Connecting Spark streaming to streamsets input


I was wondering if it would be possible to provide input to spark streaming from StreamSets. I noticed that Spark streaming is not supported within the StreamSets connectors destination https://streamsets.com/connectors/ .

I exploring if there are other ways to connect them for a sample POC.


Solution

  • The best way to process data coming in from Streamsets Data Collector (SDC) in Apache Spark Streaming would be to write the data out to a Kafka topic and read the data from there. This allows you to separate out Spark Streaming from SDC, so both can proceed at its own rate of processing.

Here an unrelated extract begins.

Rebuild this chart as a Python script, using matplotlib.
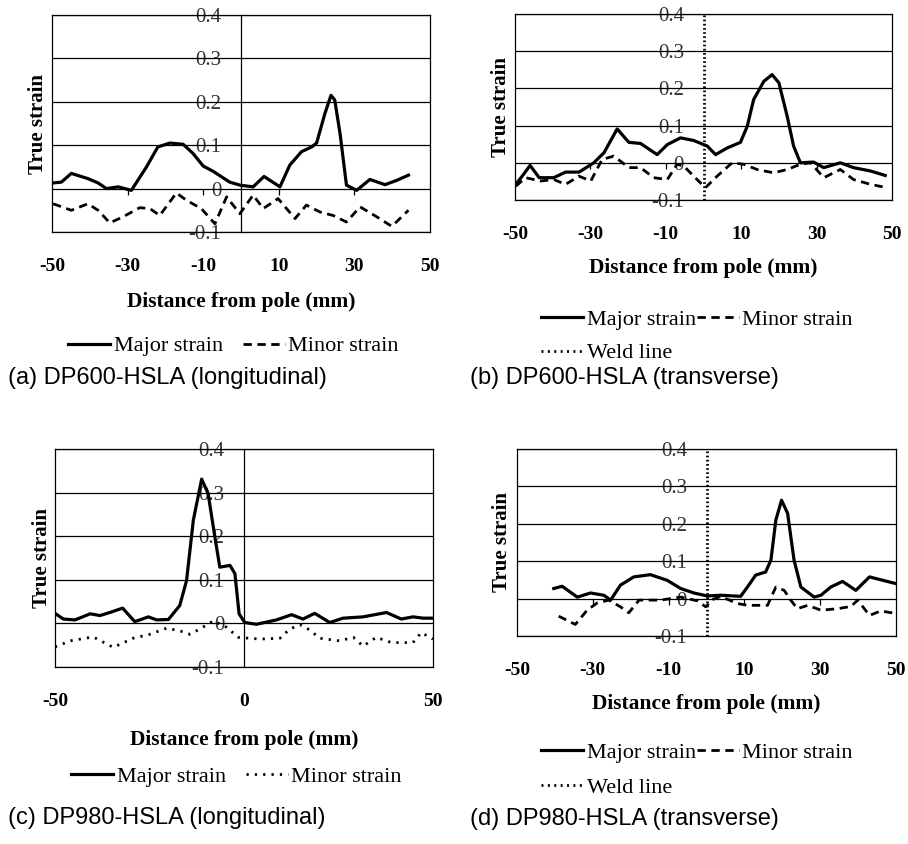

    SDC microbatches are defined record count while Spark Streaming microbatches are dictated by time. This means that each SDC batch may not (and probably will not) correspond to a Spark Streaming batch (most likely that Spark Streaming batch will probably have data from several SDC batches). SDC "commits" each batch once it is sent to the destination - having a batch written to Spark Streaming will mean that each SDC batch will need to correspond to a Spark Streaming batch to avoid data loss. It is also possible that Spark Streaming "re-processes" already committed batches due to processing or node failures. SDC cannot re-process committed batches - so to recover from a situation like this, you'd really have to write to something like Kafka that allows you to re-process the batches. So having a direct connector that writes from SDC to Spark Streaming would be complex and likely have data loss issues.

    In short, your best option would be SDC -> Kafka -> Spark Streaming.